Facebook’s search feature is still in its infancy, and once it matures, it will certainly be a big player, but in a very different way from traditional search engines. While still competing with the likes of Google (through their partnership with Bing, ugh), Open Graph data is so much more social than Google’s, that it’ll be able to answer questions that Google cannot.
The Facebook crew admits that Graph Search is not about web searches (at least not yet). There goal is to organize the seemingly limitless of data from their 1.11 billion users. Whew! Remember when 500 million users seemed like a big number? That wasn’t so long ago.
Anyway, the point here is that Google is killing it right now in the search industry because they dominate traditional search. It’s really the only place to go that matters (sorry Bing fans). But now given a second choice to search for queries that Google cannot answer, users will have a choice at last.

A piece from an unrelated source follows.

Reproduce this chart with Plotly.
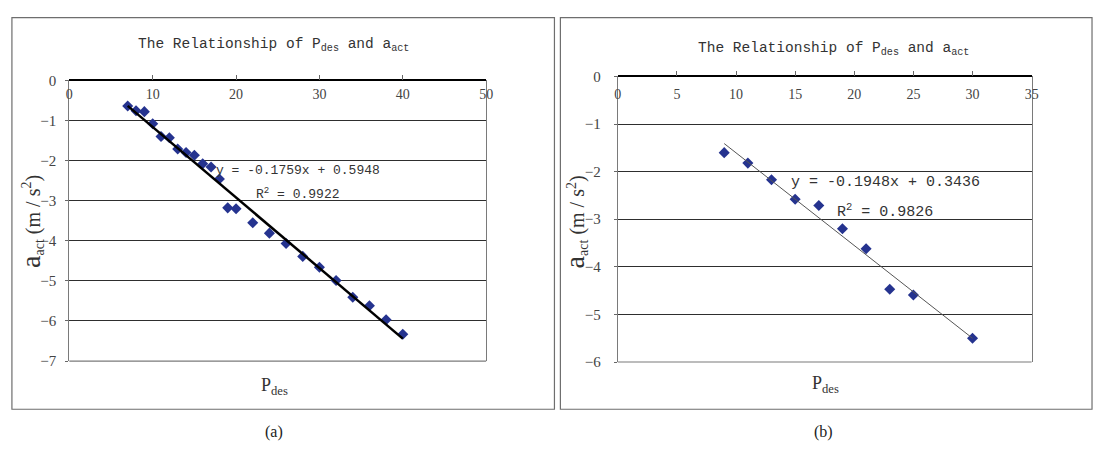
import plotly.graph_objects as go

# ---------------- data ----------------
p_des_a = [7, 8, 9, 10, 11, 12, 13, 14, 15, 16, 17, 18, 19, 20, 22, 24, 26, 28, 30, 32, 34, 36, 38, 40]
a_act_a = [-0.64, -0.76, -0.78, -1.08, -1.40, -1.43, -1.71, -1.80, -1.87, -2.08, -2.16, -2.46,
           -3.18, -3.20, -3.55, -3.81, -4.07, -4.39, -4.66, -4.99, -5.41, -5.62, -5.97, -6.33]
p_des_b = [9, 11, 13, 15, 17, 19, 21, 23, 25, 30]
a_act_b = [-1.60, -1.82, -2.17, -2.58, -2.71, -3.20, -3.62, -4.47, -4.59, -5.50]

slope_a, intercept_a, r2_a = -0.1759, 0.5948, 0.9922
slope_b, intercept_b, r2_b = -0.1948, 0.3436, 0.9826

x_ticks_a = [0, 10, 20, 30, 40, 50]
x_ticks_b = [0, 5, 10, 15, 20, 25, 30, 35]
y_ticks_a = [0, -1, -2, -3, -4, -5, -6, -7]
y_ticks_b = [0, -1, -2, -3, -4, -5, -6]

title_text = "The Relationship of P<sub>des</sub> and a<sub>act</sub>"
x_title = "P<sub>des</sub>"
y_title = '<span style="font-size:28px">a</span><sub>act</sub> (m / s<sup>2</sup>)'
panel_labels = ["(a)", "(b)"]

# ---------------- layout helpers ----------------
W, H = 1101, 452
def px(x):
    return x / W
def py(y):
    return 1 - y / H

MARKER = "#25338f"
SERIF = "Liberation Serif"
MONO = "Liberation Mono"

fig = go.Figure()

# scatter points
fig.add_trace(go.Scatter(x=p_des_a, y=a_act_a, mode="markers", xaxis="x", yaxis="y",
                         marker=dict(symbol="diamond", size=8.5, color=MARKER), showlegend=False))
fig.add_trace(go.Scatter(x=p_des_b, y=a_act_b, mode="markers", xaxis="x2", yaxis="y2",
                         marker=dict(symbol="diamond", size=8.5, color=MARKER), showlegend=False))

# trend lines (from the fitted equations shown on the chart)
xa = [min(p_des_a), max(p_des_a)]
fig.add_trace(go.Scatter(x=xa, y=[slope_a * v + intercept_a for v in xa], mode="lines",
                         xaxis="x", yaxis="y", line=dict(color="black", width=2.5), showlegend=False))
xb = [min(p_des_b), max(p_des_b)]
fig.add_trace(go.Scatter(x=xb, y=[slope_b * v + intercept_b for v in xb], mode="lines",
                         xaxis="x2", yaxis="y2", line=dict(color="#555555", width=1), showlegend=False))

def xaxis_cfg(domain, position, rng, ticks, standoff):
    # axis line sits at a=0 (top of the plot); labels below it, tick marks pointing up
    return dict(domain=domain, anchor="free", position=position, range=rng, tickvals=ticks,
                side="bottom", ticks="inside", ticklen=5, tickcolor="#666",
                ticklabelstandoff=standoff,
                showline=True, linecolor="black", linewidth=1.5, showgrid=False, zeroline=False,
                tickfont=dict(family=SERIF, size=14, color="#444"), fixedrange=True)

def yaxis_cfg(domain, anchor, rng, ticks, standoff):
    return dict(domain=domain, anchor=anchor, range=rng, tickvals=ticks,
                ticks="outside", ticklen=3, tickcolor="#666", ticklabelstandoff=standoff,
                showline=True, mirror=True, linecolor="#7a7a7a", linewidth=1,
                showgrid=True, gridcolor="#2e2e2e", gridwidth=1, zeroline=False,
                tickfont=dict(family=SERIF, size=15, color="#444"), fixedrange=True)

fig.update_layout(
    width=W, height=H, margin=dict(l=0, r=0, t=0, b=0),
    paper_bgcolor="white", plot_bgcolor="white", showlegend=False,
    xaxis=xaxis_cfg([px(66), px(487)], py(75), [0, 50], x_ticks_a, 1),
    yaxis=yaxis_cfg([py(366), py(75)], "x", [-7, 0], y_ticks_a, 6),
    xaxis2=xaxis_cfg([px(620), px(1038)], py(71), [0, 35], x_ticks_b, 5),
    yaxis2=yaxis_cfg([py(367), py(71)], "x2", [-6, 0], y_ticks_b, 10),
)

# outer chart frames and bottom borders of plot areas
shapes = [
    dict(type="rect", xref="paper", yref="paper", x0=px(8), x1=px(556), y0=py(416), y1=py(10),
         line=dict(color="#6e6e6e", width=1.2)),
    dict(type="rect", xref="paper", yref="paper", x0=px(562), x1=px(1099), y0=py(416), y1=py(10),
         line=dict(color="#6e6e6e", width=1.2)),
    dict(type="line", xref="x domain", yref="y domain", x0=0, x1=1, y0=0, y1=0,
         line=dict(color="#7a7a7a", width=1.2)),
    dict(type="line", xref="x2 domain", yref="y2 domain", x0=0, x1=1, y0=0, y1=0,
         line=dict(color="#7a7a7a", width=1.2)),
]
fig.update_layout(shapes=shapes)

ann = []
def text(x, y, s, size, family, color="#333", angle=0):
    ann.append(dict(x=px(x), y=py(y), xref="paper", yref="paper", text=s, showarrow=False,
                    font=dict(family=family, size=size, color=color), textangle=angle,
                    xanchor="center", yanchor="middle"))

# titles
text(272, 38, title_text, 14.5, MONO)
text(838, 43, title_text, 14.5, MONO)
# axis titles
text(273, 392, x_title, 18, SERIF)
text(830, 390, x_title, 18, SERIF)
text(27, 221, y_title, 20, SERIF, angle=-90)
text(577, 222, y_title, 20, SERIF, angle=-90)
# equations
text(297, 168, f"y = {slope_a:.4f}x + {intercept_a:.4f}", 13, MONO)
text(297, 192, f"R<sup>2</sup> = {r2_a:.4f}", 13, MONO)
text(890, 181, f"y = {slope_b:.4f}x + {intercept_b:.4f}", 15, MONO)
text(890, 210, f"R<sup>2</sup> = {r2_b:.4f}", 15, MONO)
# panel labels
text(273, 440, panel_labels[0], 16, SERIF, color="#222")
text(828, 440, panel_labels[1], 16, SERIF, color="#222")

fig.update_layout(annotations=ann)
fig.write_html("out.html")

What does all of this mean for SEO? Simply put, the social media activity centered around your brand is steadily becoming a bigger factor in search rankings every day. It is now a given that you should be using the Google Authorship program if you want to boost your click-through rates. It’s also a given that you should be optimizing your site with Open Graph tags, in order to boost EdgeRank on Facebook.
The bottom line is, for the folks out there who still see social media marketing and search engine optimization as two distinct fields, think again. The lines have been blurry for a while, but now the lines are just plain gone. Welcome to the future of SEO.